The bench of Justice Manmohan and Justice Manmeet Pritam Singh Arora said that it is not the domain of the courts to design the courses and that authorities concerned are continuously reviewing it.

As the court was inclined to dismiss the PIL, petitioner said that he would withdraw the plea.

Petitioner Ashwini Kumar Upadhyay, a practising lawyer and BJP leader sought directions to the Bar Council of India to constitute an expert committee of Retired Judge(s), jurists and educationists to examine the coherence of a five year Bachelors of Law Course with New Education Policy 2020. Direct the Expert Committee to prepare a report on the essentiality of a BA, BBA, B.Com before B.Law, which is also a Graduation Course, stated the plea.

Plea further stated that the New Education Policy 2020 promotes four year graduation courses but BCI has neither reviewed the five year BA-LLB nor started the four year B. Law till date.

B. Tech through IIT's takes four years of non-superfluous education and that too in a specified field of Engineering whereas BA-LLB or BBA-LLB through the NLU's and various other affiliated colleges consumes five years of student's precious life while providing knowledge of Arts/Commerce, an unrelated and superfluous stream. Hence, the existing 05 years Course is manifestly arbitrary and irrational.

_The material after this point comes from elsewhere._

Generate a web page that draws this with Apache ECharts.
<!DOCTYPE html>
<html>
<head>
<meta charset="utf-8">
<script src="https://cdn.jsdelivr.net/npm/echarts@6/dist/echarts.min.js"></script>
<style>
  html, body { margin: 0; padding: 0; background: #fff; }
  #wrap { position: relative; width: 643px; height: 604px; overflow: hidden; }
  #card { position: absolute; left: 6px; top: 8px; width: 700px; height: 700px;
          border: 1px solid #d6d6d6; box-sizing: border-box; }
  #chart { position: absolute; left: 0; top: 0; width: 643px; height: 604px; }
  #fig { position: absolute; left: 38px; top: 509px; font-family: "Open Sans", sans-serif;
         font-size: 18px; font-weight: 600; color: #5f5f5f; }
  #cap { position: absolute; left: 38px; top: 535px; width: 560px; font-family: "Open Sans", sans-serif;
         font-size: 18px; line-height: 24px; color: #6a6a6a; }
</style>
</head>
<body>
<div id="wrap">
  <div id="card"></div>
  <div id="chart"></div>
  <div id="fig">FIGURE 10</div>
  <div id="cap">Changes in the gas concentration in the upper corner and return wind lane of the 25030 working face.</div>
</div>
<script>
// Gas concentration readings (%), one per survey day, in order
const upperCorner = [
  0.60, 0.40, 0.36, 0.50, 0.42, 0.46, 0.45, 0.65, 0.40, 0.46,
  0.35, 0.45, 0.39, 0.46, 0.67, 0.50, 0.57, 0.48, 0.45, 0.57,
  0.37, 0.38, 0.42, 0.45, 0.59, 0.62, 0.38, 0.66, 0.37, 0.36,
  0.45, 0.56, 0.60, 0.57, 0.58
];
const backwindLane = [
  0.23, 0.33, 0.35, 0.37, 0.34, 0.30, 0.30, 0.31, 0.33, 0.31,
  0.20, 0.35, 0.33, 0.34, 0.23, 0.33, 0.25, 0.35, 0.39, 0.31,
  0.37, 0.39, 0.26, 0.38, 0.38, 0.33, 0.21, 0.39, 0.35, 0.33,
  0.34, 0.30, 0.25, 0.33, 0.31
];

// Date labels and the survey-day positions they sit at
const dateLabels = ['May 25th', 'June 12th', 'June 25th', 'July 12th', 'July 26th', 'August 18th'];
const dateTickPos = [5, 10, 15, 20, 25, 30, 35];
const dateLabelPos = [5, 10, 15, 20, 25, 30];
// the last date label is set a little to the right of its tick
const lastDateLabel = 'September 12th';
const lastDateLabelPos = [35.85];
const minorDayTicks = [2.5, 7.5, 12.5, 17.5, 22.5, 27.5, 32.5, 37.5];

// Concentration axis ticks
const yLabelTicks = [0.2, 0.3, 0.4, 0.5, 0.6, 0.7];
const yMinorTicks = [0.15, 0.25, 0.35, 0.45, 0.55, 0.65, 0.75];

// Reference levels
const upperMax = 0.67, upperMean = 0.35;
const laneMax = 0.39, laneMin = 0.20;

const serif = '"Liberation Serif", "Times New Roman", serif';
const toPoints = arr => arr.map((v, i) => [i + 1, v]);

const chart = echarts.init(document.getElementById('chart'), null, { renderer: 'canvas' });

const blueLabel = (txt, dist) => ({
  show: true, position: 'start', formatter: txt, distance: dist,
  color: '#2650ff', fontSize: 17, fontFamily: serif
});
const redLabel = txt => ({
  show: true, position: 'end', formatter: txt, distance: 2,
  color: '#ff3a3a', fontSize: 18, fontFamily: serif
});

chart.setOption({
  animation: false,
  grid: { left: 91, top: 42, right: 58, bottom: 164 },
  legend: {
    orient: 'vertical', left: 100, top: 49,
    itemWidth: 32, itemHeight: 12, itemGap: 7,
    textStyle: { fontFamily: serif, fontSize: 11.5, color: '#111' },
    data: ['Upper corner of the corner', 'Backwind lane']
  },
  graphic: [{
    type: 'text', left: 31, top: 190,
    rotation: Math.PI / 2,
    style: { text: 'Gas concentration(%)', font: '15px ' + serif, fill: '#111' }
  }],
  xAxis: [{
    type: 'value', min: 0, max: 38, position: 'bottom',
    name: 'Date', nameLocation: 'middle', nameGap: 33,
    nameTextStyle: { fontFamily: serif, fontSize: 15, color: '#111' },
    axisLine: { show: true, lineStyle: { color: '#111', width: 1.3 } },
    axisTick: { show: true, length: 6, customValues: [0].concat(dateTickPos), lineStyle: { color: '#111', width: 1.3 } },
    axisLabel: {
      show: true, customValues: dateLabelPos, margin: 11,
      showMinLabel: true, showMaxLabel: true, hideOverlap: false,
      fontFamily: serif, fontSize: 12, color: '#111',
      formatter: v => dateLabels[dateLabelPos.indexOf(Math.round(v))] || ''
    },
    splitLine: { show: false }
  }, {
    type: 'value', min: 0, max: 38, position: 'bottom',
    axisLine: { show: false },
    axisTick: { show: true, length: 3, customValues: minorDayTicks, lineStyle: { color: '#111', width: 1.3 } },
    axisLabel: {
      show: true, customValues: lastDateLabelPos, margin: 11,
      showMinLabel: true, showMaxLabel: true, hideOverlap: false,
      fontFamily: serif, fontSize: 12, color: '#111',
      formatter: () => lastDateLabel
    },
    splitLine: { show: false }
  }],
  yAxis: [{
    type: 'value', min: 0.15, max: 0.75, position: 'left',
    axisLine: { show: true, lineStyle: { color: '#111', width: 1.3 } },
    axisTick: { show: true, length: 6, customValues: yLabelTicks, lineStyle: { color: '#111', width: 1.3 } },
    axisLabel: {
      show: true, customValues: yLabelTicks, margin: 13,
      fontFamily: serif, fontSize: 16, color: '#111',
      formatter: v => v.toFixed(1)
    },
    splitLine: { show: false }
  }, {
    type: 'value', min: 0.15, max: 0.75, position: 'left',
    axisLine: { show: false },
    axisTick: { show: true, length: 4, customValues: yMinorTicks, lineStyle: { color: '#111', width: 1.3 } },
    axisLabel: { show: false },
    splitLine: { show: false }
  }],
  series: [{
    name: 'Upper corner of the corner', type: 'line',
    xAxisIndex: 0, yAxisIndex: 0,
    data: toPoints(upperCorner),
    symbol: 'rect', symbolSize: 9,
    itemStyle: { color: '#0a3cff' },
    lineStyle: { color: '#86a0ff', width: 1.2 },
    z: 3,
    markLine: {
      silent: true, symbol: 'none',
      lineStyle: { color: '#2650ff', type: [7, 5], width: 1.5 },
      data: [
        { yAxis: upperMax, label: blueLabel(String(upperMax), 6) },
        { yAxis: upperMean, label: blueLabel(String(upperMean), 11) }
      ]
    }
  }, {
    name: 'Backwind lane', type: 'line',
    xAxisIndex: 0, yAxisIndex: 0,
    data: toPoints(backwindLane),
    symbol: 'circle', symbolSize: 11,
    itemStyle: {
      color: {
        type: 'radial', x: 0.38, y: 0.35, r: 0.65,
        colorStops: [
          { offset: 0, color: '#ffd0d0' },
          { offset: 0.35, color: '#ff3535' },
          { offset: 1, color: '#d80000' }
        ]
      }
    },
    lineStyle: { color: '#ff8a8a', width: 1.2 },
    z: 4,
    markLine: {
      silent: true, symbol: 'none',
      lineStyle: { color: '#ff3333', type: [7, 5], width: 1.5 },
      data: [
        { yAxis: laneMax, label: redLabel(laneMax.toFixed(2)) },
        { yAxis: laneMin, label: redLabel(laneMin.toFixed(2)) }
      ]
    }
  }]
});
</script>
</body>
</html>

The lengthy and exorbitant course is disincentivising students from pursuing law. The extraordinary and poor students are rather pursuing engineering or civil services or other courses. BA and LLB or BBA and LLB are both graduation courses and thus there is no need for both in a student's career. Annual fees of as five year course are comparatively greater than that of a four year course, the plea stated.

Earlier, there was a three year B.Law Course after Class 12. Former Law Minister Late Ram Jethmalani started practicing Law at the age of 17 years and legend of the Bar Late Fali Nariman at the age of 21 years, plea added.

Today, the total lifespan has decreased from 100 to 80 years, and the voting age has been reduced from 21 to 18 years. People are maturing earlier with respect to their age. A four-year law course will be better equipped for the young generation.

The present five year B.Law has been designed for extracting money and the most egregious part is that such dirty work is being done in the name of education. A five-year course is no benchmark for judging the legal expertise of any student, plea read.